In calculating his requested fee, Shull starts with $10,766.25, which is an amount well below twenty-five percent of the $83,309 in past benefits awarded to Smith. Shull explains that an award of $10,766.25 is reasonable for the 14.5 hours he spent representing Smith in federal court, considering that (1) it reflects the contingent nature of the recovery; (2) it is in alignment with the fees of other attorneys in the local market; (3) he achieved an excellent result for Smith; and (4) he provided Smith with effective and efficient representation, which he attributes to his significant experience and knowledge in the area of social security disability law. (Pl.'s Supp. Mem. 8-12, Exs. C, D.)

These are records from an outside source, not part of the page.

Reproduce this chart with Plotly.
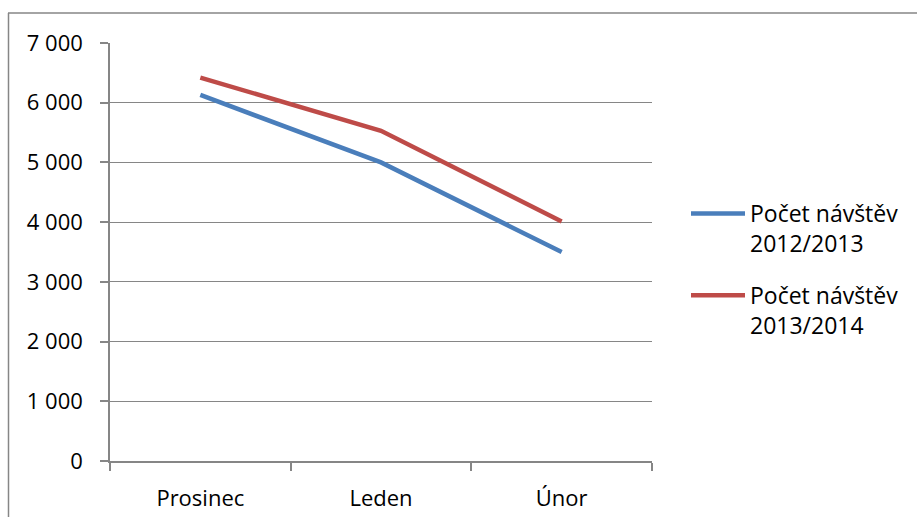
import plotly.graph_objects as go

categories = ["Prosinec", "Leden", "Únor"]
visits_2012_2013 = [6130, 5000, 3500]
visits_2013_2014 = [6420, 5530, 4010]
series_names = ["Počet návštěv<br>2012/2013", "Počet návštěv<br>2013/2014"]
y_ticks = [0, 1000, 2000, 3000, 4000, 5000, 6000, 7000]
y_tick_labels = ["0", "1 000", "2 000", "3 000", "4 000", "5 000", "6 000", "7 000"]

BLUE = "#4A7EBB"
RED = "#BE4B48"
GRID = "#868686"
FONT = "Open Sans"
FS = 22

fig = go.Figure()
fig.add_trace(go.Scatter(x=categories, y=visits_2012_2013, mode="lines", name=series_names[0],
                         line=dict(color=BLUE, width=4.5), legendgroup="a"))
fig.add_trace(go.Scatter(x=categories, y=visits_2013_2014, mode="lines", name=series_names[1],
                         line=dict(color=RED, width=4.5), legendgroup="b"))

W, H = 917, 517
L, R, T, B = 110, 652, 43, 461

def px(x):
    return (x - L) / (R - L)

def py(y):
    return (B - y) / (B - T)

fig.update_layout(
    width=W, height=H, autosize=False,
    margin=dict(l=L, r=W - R, t=T, b=H - B, pad=0, autoexpand=False),
    paper_bgcolor="white", plot_bgcolor="white",
    font=dict(family=FONT, size=FS, color="black"),
    showlegend=True,
    legend=dict(x=px(686), y=py(192), xanchor="left", yanchor="top",
                valign="top", tracegroupgap=19, itemwidth=54,
                font=dict(family=FONT, size=23, color="black"),
                bgcolor="rgba(0,0,0,0)"),
    xaxis=dict(type="category", showgrid=False, showline=True, linecolor=GRID, linewidth=1.5,
               ticks="outside", tickson="boundaries", ticklen=8, tickcolor=GRID, tickwidth=1.5,
               range=[-0.5, 2.5], ticklabelstandoff=17, zeroline=False, automargin=False),
    yaxis=dict(range=[0, 7000], tickvals=y_ticks, ticktext=y_tick_labels,
               showgrid=True, gridcolor=GRID, gridwidth=1.2,
               showline=True, linecolor=GRID, linewidth=1.5,
               ticks="outside", ticklen=8, tickcolor=GRID, tickwidth=1.5,
               ticklabelstandoff=13, zeroline=False, automargin=False),
    shapes=[
        dict(type="line", xref="paper", yref="paper", x0=px(8), x1=px(930), y0=py(13), y1=py(13),
             line=dict(color=GRID, width=1.5)),
        dict(type="line", xref="paper", yref="paper", x0=px(8.5), x1=px(8.5), y0=py(13), y1=py(530),
             line=dict(color=GRID, width=1.5)),
    ],
)

fig.write_html("out.html", config={"displayModeBar": False},
               post_script="document.body.style.margin='0';document.body.style.overflow='hidden';")
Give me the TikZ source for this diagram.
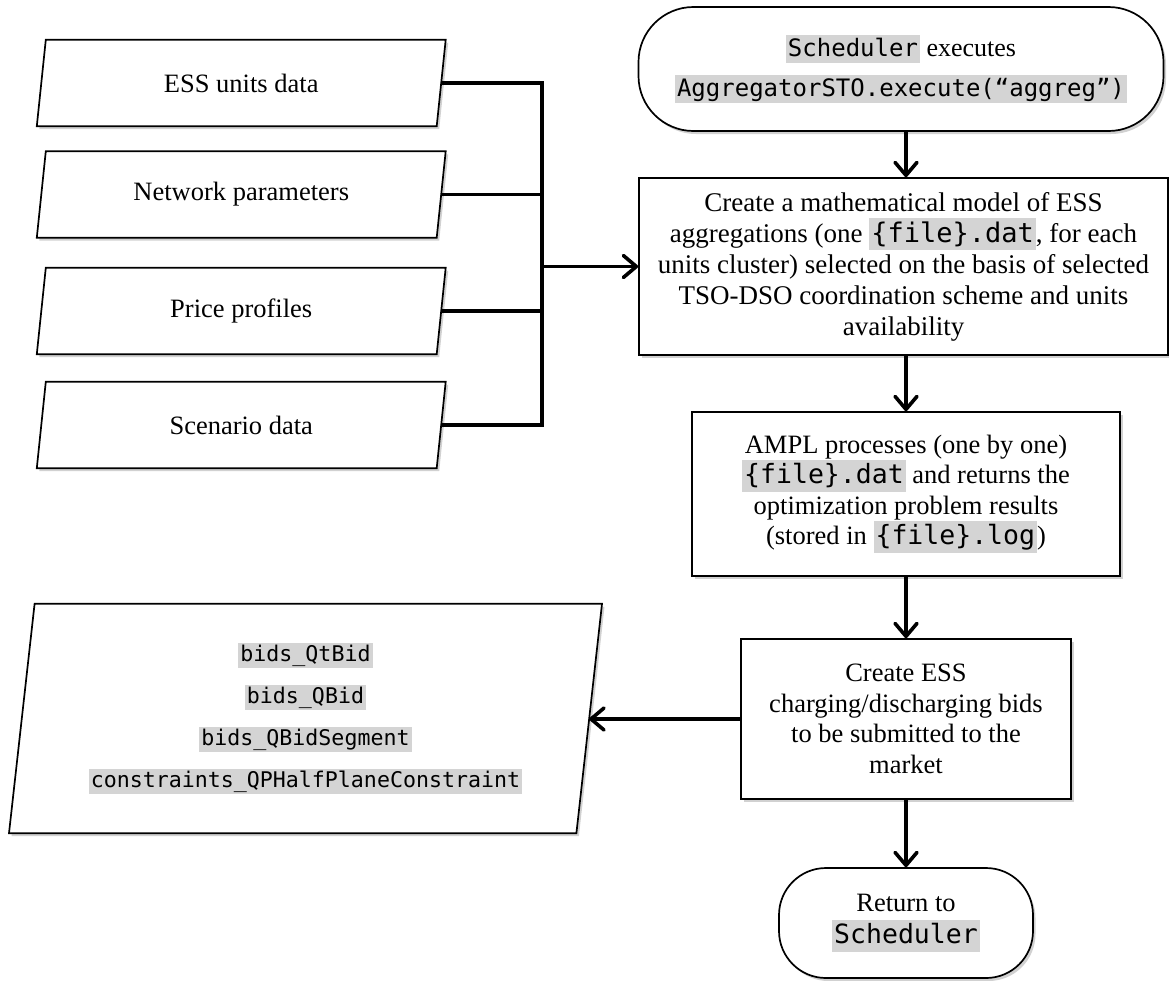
\documentclass[tikz,border=0pt]{standalone}
\usepackage{fontspec}
\setmainfont{Liberation Serif}
\newfontfamily\codefont{DejaVu Sans Mono}
\usetikzlibrary{arrows.meta,shadows,calc,backgrounds}
\definecolor{hl}{HTML}{D4D4D4}
\newcommand\cod[1]{{\setlength\fboxsep{0pt}\colorbox{hl}{\kern2pt\codefont\vrule height .9em depth .3em width 0pt #1\kern2pt}}}
\newcommand\tightls{\lineskiplimit=-20pt\relax}
\tikzset{
  shad/.style={drop shadow={shadow xshift=2.5pt, shadow yshift=-3pt, opacity=.3, fill=black!60}},
  txt/.style={align=center, inner sep=0pt, font=\fontsize{26.5}{30.5}\selectfont\tightls},
  proc/.style={txt, draw, line width=1.7pt, fill=white, shad},
  term/.style={proc, rounded corners=#1},
  para/.style={draw, line width=1.7pt, fill=white, shad},
  link/.style={line width=3.6pt},
  arr/.style={line width=3.6pt, -{Straight Barb[length=13pt,width=22pt,round]}}
}
\begin{document}
\begin{tikzpicture}[x=1pt,y=-1pt]
\useasboundingbox (0,0) rectangle (1169,980);
% input data
\node[txt, minimum width=399.5pt, minimum height=86pt] (ess) at (241.25,83) {ESS units data};
\node[txt, minimum width=399.5pt, minimum height=86pt] (net) at (241.25,194.5) {Network parameters};
\node[txt, minimum width=399.5pt, minimum height=86pt] (price) at (241.25,311) {Price profiles};
\node[txt, minimum width=399.5pt, minimum height=86pt] (scen) at (241.25,425) {Scenario data};
% output data
\node[txt, font=\fontsize{21.6}{42}\selectfont\tightls, minimum width=567pt, minimum height=229pt] (out) at (305.5,718.5)
  {\cod{bids\_QtBid}\\\cod{bids\_QBid}\\\cod{bids\_QBidSegment}\\\cod{constraints\_QPHalfPlaneConstraint}};
\begin{scope}[on background layer]
\foreach \n/\d in {ess/4.5,net/4.5,price/4.5,scen/4.5,out/12.8}
  \draw[para] ($(\n.north west)+(\d,0)$) -- ($(\n.north east)+(\d,0)$) -- ($(\n.south east)-(\d,0)$) -- ($(\n.south west)-(\d,0)$) -- cycle;
\end{scope}
% process chain
\node[term=55pt, minimum width=525pt, minimum height=124pt, font=\fontsize{26}{40}\selectfont\tightls] (start) at (901,69)
  {{\fontsize{24}{28}\selectfont\cod{Scheduler}} executes\\{\fontsize{24}{28}\selectfont\cod{AggregatorSTO.execute(“aggreg”)}}};
\node[proc, minimum width=529pt, minimum height=177pt, font=\fontsize{27}{31}\selectfont\tightls] (model) at (903.5,266.5)
  {Create a mathematical model of ESS\\aggregations (one \cod{\{file\}.dat}, for each\\units cluster) selected on the basis of selected\\TSO-DSO coordination scheme and units\\availability};
\node[proc, minimum width=428pt, minimum height=164pt] (ampl) at (906,494)
  {AMPL processes (one by one)\\\cod{\{file\}.dat} and returns the\\optimization problem results\\(stored in \cod{\{file\}.log})};
\node[proc, minimum width=330pt, minimum height=160pt] (bids) at (906,719)
  {Create ESS\\charging/discharging bids\\to be submitted to the\\market};
\node[term=47pt, minimum width=254pt, minimum height=110pt, font=\fontsize{26.5}{32}\selectfont\tightls] (ret) at (906,923)
  {Return to\\\cod{Scheduler}};
% bus
\coordinate (bus) at (542,266.5);
\draw[link] (ess.east) -| (bus |- scen.east) -- (scen.east);
\draw[link] (net.east) -- (bus |- net.east);
\draw[link] (price.east) -- (bus |- price.east);
\draw[arr] (bus) -- (model.west);
% chain arrows
\draw[arr] (start.south -| ampl.north) -- (ampl.north |- model.north);
\draw[arr] (model.south -| ampl.north) -- (ampl.north);
\draw[arr] (ampl.south) -- (bids.north);
\draw[arr] (bids.south) -- (ret.north);
\draw[arr] (bids.west) -- (bids.west -| out.east);
\end{tikzpicture}
\end{document}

The Court is persuaded, at least in part, by Shull's argument in support of his fee. Indeed, the requested amount of $10,766.25 when added to $5,300, the amount received by Shull for his representation of Smith during the administrative proceedings, is less than twenty-five percent of Smith's past-due benefit award. Thus, Shull's request is in accordance with § 406 and the contingent-fee agreement between Shull and Smith.

Furthermore, Shull obtained a significant result for Smith and undoubtedly provided him with quality representation. This Court is well aware of Shull's numerous years of experience and significant knowledge in the area of social security disability law. ( See Pl.'s Supp. Mem. Ex. C (describing in detail Shull's professional experience in the area of social security law).)

Nonetheless, the Court will not award Shull the entire fee that he requests because the fee is not "reasonable for the services rendered." Gisbrecht, 535 U.S. at 807. To explain, Shull seeks $10,766.25 for 14.5 hours of work, which equates to an "effective rate" of $742.50 per hour. This type of benefit seemingly constitutes a windfall, as "the benefits are large in comparison to the amount of time [he] spent on the case." Id.

Shull produced the Affidavit of Steven Jackson, a local attorney who is experienced in representing social security claimants, in which Jackson states that "a fee of $275.00 is a fair and reasonable estimate of a non-contingent hourly rate for an attorney doing similar work in the District Court." (Jackson Aff. ¶ 8.) Considering that a contingent fee involves a substantial risk of loss, we think a contingent fee with an hourly rate of approximately twice that of a non-contingent fee does not appear unreasonable. See Gisbrecht, 535 U.S. at 804-07 (explaining the contingent nature of a fee under § 406(b)); Hussar-Nelson v. Barnhart, No. 99 C 0987, 2002 WL 31664488, at *3 (N.D. Ill. Nov. 22, 2002) ("[T]here is a great risk of loss in social security disability appeals at the district court level because a substantial evidence standard of review governs rather than a de novo standard. . . . [and] because there are no settlements.").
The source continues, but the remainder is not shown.